What to do — Write out the listing, please, but only from its first line through the line containing "return xpix / W", exactly as given and without pictures.
--- BEGIN Source data ---
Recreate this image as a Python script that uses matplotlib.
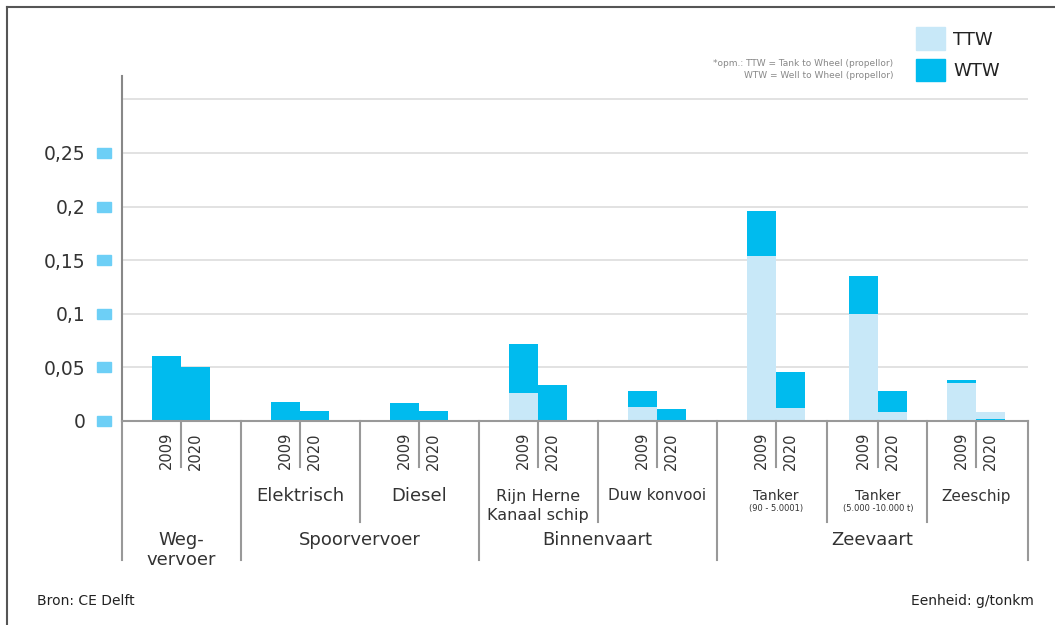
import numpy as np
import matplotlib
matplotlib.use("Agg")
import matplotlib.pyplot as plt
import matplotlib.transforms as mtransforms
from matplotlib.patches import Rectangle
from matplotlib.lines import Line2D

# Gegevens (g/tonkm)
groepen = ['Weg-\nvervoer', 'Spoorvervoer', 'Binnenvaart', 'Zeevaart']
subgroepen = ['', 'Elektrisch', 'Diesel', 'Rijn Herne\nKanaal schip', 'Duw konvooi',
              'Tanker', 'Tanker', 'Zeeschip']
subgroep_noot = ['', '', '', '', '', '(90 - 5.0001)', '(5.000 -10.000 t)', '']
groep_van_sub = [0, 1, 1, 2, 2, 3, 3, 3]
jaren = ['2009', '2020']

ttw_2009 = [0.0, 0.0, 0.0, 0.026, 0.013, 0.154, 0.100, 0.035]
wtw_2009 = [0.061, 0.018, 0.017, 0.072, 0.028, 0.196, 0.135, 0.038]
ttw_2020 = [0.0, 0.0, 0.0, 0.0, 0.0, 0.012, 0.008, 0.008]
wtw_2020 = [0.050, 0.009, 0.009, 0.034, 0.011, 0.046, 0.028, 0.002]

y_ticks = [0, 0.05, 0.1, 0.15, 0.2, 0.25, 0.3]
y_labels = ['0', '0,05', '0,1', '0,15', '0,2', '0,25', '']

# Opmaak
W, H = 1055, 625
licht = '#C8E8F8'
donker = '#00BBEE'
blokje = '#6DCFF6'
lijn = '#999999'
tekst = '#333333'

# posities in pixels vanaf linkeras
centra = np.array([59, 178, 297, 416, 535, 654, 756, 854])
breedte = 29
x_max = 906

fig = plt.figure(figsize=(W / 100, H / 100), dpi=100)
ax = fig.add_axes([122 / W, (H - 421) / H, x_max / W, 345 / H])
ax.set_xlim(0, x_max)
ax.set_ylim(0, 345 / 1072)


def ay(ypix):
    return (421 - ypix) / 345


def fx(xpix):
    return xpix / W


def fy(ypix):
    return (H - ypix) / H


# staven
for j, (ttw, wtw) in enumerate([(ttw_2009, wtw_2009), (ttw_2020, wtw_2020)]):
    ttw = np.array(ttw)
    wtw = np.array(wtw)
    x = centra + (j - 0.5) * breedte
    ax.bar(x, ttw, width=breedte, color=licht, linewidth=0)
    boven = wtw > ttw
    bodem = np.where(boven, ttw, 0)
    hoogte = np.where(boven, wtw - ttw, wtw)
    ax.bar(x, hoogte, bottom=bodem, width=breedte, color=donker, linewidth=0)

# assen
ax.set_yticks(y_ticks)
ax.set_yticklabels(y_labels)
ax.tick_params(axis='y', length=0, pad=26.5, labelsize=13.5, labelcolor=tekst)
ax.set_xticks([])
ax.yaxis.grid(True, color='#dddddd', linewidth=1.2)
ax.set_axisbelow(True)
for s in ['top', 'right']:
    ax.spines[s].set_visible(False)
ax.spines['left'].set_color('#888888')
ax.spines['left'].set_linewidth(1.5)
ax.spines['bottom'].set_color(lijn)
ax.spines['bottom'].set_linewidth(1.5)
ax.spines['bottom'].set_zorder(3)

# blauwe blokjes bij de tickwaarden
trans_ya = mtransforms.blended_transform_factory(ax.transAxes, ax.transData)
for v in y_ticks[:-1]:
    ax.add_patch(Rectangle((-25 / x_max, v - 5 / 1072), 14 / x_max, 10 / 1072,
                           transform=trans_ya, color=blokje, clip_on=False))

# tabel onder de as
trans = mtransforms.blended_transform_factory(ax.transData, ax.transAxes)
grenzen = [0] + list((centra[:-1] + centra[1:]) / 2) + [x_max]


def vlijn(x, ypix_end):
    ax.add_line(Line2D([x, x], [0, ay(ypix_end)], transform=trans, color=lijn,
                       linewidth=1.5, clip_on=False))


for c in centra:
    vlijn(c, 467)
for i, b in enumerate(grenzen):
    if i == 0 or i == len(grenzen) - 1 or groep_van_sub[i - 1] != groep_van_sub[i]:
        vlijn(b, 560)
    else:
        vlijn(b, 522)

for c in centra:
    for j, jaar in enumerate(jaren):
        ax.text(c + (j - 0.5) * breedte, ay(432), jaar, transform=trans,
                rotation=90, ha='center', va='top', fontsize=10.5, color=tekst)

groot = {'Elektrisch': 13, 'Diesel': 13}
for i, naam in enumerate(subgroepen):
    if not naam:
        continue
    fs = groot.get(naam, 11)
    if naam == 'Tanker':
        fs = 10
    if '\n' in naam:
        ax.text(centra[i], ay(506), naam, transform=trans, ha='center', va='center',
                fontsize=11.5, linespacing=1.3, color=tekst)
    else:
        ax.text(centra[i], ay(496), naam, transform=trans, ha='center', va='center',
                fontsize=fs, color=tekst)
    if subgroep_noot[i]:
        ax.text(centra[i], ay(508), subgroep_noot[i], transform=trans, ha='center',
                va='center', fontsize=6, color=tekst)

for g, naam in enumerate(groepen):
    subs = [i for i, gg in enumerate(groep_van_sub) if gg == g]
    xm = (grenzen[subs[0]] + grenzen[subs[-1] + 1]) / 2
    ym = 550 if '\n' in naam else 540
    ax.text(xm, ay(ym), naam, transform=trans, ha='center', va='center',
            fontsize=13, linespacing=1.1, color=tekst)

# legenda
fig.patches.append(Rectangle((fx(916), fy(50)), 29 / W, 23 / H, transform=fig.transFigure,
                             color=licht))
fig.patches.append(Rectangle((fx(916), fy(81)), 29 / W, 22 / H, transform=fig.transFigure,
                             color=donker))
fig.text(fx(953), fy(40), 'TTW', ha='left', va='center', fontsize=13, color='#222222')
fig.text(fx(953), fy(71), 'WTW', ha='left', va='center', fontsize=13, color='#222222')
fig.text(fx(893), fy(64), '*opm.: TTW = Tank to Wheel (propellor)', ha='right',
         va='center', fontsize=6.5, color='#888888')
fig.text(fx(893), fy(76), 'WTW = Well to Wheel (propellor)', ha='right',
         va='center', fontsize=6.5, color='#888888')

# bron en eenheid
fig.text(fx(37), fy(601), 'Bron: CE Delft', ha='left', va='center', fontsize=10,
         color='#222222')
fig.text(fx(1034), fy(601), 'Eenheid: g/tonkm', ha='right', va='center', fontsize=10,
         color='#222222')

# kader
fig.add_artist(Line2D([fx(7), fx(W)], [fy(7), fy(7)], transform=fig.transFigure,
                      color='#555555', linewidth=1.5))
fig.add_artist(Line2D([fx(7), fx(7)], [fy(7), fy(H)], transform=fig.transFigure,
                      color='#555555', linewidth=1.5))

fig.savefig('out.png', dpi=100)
--- END Source data ---
Solution —
Recreate this image as a Python script that uses matplotlib.
import numpy as np
import matplotlib
matplotlib.use("Agg")
import matplotlib.pyplot as plt
import matplotlib.transforms as mtransforms
from matplotlib.patches import Rectangle
from matplotlib.lines import Line2D

# Gegevens (g/tonkm)
groepen = ['Weg-\nvervoer', 'Spoorvervoer', 'Binnenvaart', 'Zeevaart']
subgroepen = ['', 'Elektrisch', 'Diesel', 'Rijn Herne\nKanaal schip', 'Duw konvooi',
              'Tanker', 'Tanker', 'Zeeschip']
subgroep_noot = ['', '', '', '', '', '(90 - 5.0001)', '(5.000 -10.000 t)', '']
groep_van_sub = [0, 1, 1, 2, 2, 3, 3, 3]
jaren = ['2009', '2020']

ttw_2009 = [0.0, 0.0, 0.0, 0.026, 0.013, 0.154, 0.100, 0.035]
wtw_2009 = [0.061, 0.018, 0.017, 0.072, 0.028, 0.196, 0.135, 0.038]
ttw_2020 = [0.0, 0.0, 0.0, 0.0, 0.0, 0.012, 0.008, 0.008]
wtw_2020 = [0.050, 0.009, 0.009, 0.034, 0.011, 0.046, 0.028, 0.002]

y_ticks = [0, 0.05, 0.1, 0.15, 0.2, 0.25, 0.3]
y_labels = ['0', '0,05', '0,1', '0,15', '0,2', '0,25', '']

# Opmaak
W, H = 1055, 625
licht = '#C8E8F8'
donker = '#00BBEE'
blokje = '#6DCFF6'
lijn = '#999999'
tekst = '#333333'

# posities in pixels vanaf linkeras
centra = np.array([59, 178, 297, 416, 535, 654, 756, 854])
breedte = 29
x_max = 906

fig = plt.figure(figsize=(W / 100, H / 100), dpi=100)
ax = fig.add_axes([122 / W, (H - 421) / H, x_max / W, 345 / H])
ax.set_xlim(0, x_max)
ax.set_ylim(0, 345 / 1072)


def ay(ypix):
    return (421 - ypix) / 345


def fx(xpix):
    return xpix / W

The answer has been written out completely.